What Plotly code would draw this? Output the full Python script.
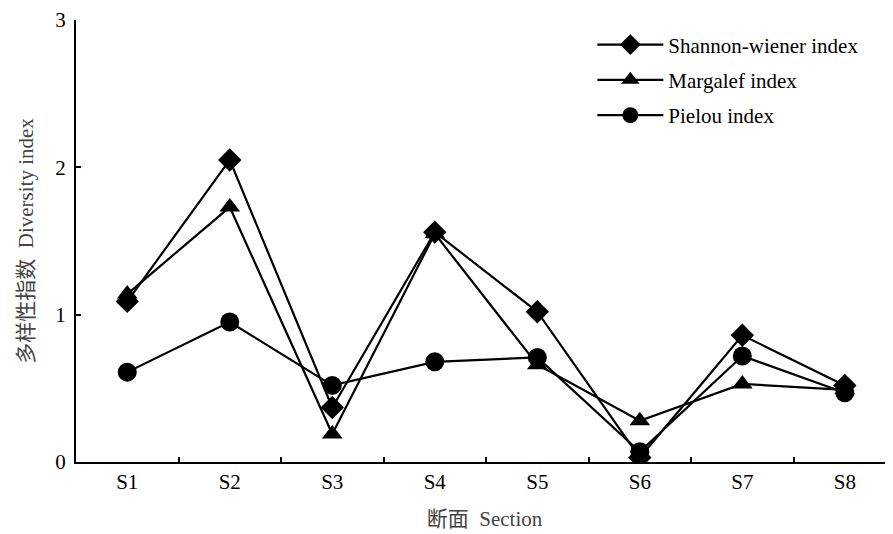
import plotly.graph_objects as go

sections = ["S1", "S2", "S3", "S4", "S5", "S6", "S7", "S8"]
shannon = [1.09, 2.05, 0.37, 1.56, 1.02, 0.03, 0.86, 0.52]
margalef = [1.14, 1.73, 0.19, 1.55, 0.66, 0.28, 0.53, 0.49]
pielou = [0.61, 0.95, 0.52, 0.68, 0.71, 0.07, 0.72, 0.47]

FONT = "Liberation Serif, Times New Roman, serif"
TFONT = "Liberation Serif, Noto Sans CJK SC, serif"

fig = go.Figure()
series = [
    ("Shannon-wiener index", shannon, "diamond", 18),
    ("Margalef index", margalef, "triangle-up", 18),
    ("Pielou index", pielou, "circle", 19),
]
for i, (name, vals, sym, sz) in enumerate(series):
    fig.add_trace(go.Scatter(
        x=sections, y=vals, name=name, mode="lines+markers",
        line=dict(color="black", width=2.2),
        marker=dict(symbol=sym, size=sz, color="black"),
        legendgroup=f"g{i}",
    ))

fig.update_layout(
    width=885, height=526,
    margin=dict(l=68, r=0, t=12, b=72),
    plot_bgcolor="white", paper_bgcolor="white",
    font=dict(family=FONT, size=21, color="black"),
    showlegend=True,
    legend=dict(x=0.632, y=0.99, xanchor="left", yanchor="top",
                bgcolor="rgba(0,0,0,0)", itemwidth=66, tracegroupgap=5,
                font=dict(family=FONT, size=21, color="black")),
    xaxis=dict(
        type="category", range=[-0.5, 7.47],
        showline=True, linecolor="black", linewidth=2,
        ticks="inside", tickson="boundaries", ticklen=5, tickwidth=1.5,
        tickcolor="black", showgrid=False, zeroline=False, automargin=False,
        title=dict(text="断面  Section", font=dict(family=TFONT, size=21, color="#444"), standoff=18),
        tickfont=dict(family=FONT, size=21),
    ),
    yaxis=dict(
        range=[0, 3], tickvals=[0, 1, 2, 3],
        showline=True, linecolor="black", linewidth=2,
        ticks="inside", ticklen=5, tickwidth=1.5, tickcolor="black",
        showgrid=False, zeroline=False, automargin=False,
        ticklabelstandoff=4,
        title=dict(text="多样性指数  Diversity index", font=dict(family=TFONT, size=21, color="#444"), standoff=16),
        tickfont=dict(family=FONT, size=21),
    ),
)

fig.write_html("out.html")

━━━━━━

*Task details*
Return exactly what appears from the opening line of the material through the line with "pielou = [0.61, 0.95, 0.52, 0.68, 0.71, 0.07, 0.72, 0.47]", apart from the pictures.

*Response*
What Plotly code would draw this? Output the full Python script.
import plotly.graph_objects as go

sections = ["S1", "S2", "S3", "S4", "S5", "S6", "S7", "S8"]
shannon = [1.09, 2.05, 0.37, 1.56, 1.02, 0.03, 0.86, 0.52]
margalef = [1.14, 1.73, 0.19, 1.55, 0.66, 0.28, 0.53, 0.49]
pielou = [0.61, 0.95, 0.52, 0.68, 0.71, 0.07, 0.72, 0.47]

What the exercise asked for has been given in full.